London-seated arbitration is frequently a first port of call, even where the parties have no connection to the UK. London as a seat remains a good choice because international parties regard the English legal system as efficient effective and impartial. Furthermore – English law in contracts remains trusted internationally

Will this change post Brexit?

None of these features are likely to change assuming the UK withdraws from the membership of the EU. The arbitral processes will be available and continue in spite of the Brexit process.

Why?

Generally, enforcement of English arbitration awards in EU countries (or elsewhere) takes place under the New York Convention. The New York Convention, to which 157 countries are currently signatories (including the UK and all other EU member states) is not reliant or connected to EU membership, so it follows that enforcement of English awards in EU countries under its provisions will be unaffected.

Will there be more arbitrations in London post Brexit?

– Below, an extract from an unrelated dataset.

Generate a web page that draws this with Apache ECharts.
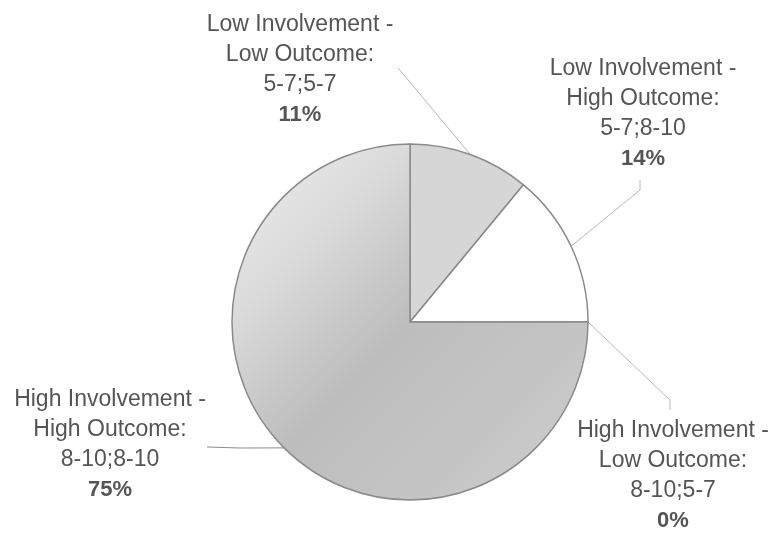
<!DOCTYPE html>
<html>
<head>
<meta charset="utf-8">
<script src="https://cdn.jsdelivr.net/npm/echarts@6/dist/echarts.min.js"></script>
<style>
html,body{margin:0;padding:0;background:#fff;}
#c{width:773px;height:534px;}
</style>
</head>
<body>
<div id="c"></div>
<script>
// ---- data ----
const involvement = ['Low', 'Low', 'High', 'High'];
const outcome = ['Low', 'High', 'Low', 'High'];
const ranges = ['5-7;5-7', '5-7;8-10', '8-10;5-7', '8-10;8-10'];
const values = [11, 14, 0, 75];

// ---- layout helpers (label placement only) ----
const labelCenters = [[300, 70], [643, 114], [673, 476], [110, 445]];
const leaderBends = [
  [[399, 69], [398, 68]],
  [[640, 190], [640, 180]],
  [[670, 400], [670, 410]],
  [[240, 448], [207, 447]]
];

const sliceColors = [
  '#d6d6d6',
  '#ffffff',
  '#cfcfcf',
  {type: 'linear', x: 0, y: 0, x2: 1, y2: 1, colorStops: [
    {offset: 0, color: '#f0f0f0'},
    {offset: 0.25, color: '#dadada'},
    {offset: 0.5, color: '#bdbdbd'},
    {offset: 0.75, color: '#c4c4c4'},
    {offset: 1, color: '#d0d0d0'}
  ]}
];

const seriesData = values.map((v, i) => ({
  name: involvement[i] + ' Involvement -\n' + outcome[i] + ' Outcome:\n' + ranges[i],
  value: v,
  itemStyle: {color: sliceColors[i]},
  labelLine: {lineStyle: {color: i === 3 ? '#8c8c8c' : '#b8b8b8', width: 1}}
}));

const chart = echarts.init(document.getElementById('c'));
chart.setOption({
  backgroundColor: '#ffffff',
  animation: false,
  series: [{
    type: 'pie',
    center: [410, 322],
    radius: 178,
    startAngle: 90,
    clockwise: true,
    avoidLabelOverlap: false,
    stillShowZeroSum: true,
    minShowLabelAngle: 0,
    itemStyle: {borderColor: '#8a8a8a', borderWidth: 1.5},
    emphasis: {disabled: true},
    label: {
      show: true,
      position: 'outside',
      formatter: p => '{n|' + p.name + '}\n{b|' + p.value + '%}',
      rich: {
        n: {fontFamily: 'Liberation Sans, Arial, sans-serif', fontSize: 23, lineHeight: 30, color: '#555555', align: 'center'},
        b: {fontFamily: 'Liberation Sans, Arial, sans-serif', fontSize: 22, lineHeight: 30, color: '#555555', fontWeight: 'bold', align: 'center'}
      }
    },
    labelLine: {show: true, length: 10, length2: 10, smooth: false},
    labelLayout: function (params) {
      const i = params.dataIndex;
      const c = labelCenters[i];
      const start = params.labelLinePoints ? params.labelLinePoints[0] : [0, 0];
      return {
        x: c[0],
        y: c[1],
        align: 'center',
        verticalAlign: 'middle',
        labelLinePoints: [start, leaderBends[i][0], leaderBends[i][1]]
      };
    },
    data: seriesData
  }]
});
</script>
</body>
</html>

We think that there will be London-seated arbitrations as the enforcement process under the New York convention will provide international parties certainty that a dispute can be resolved following the rules under the New York Convention.

The return of EU anti-suit injunctions?

Following Brexit, it is possible that the UK courts may again be able to support arbitrations by issuing anti-suit injunctions to restrain proceedings commenced in EU member state courts in breach of an arbitration agreement. Should this happen, London will become even more attractive as a seat for arbitration in comparison to other EU arbitral venues. Arbitration is also attractive when it comes to enforcement and an award can be easily enforced in many more countries than a court judgment because of the recognition and enforcement of foreign arbitral awards afforded by the New York Convention world wide.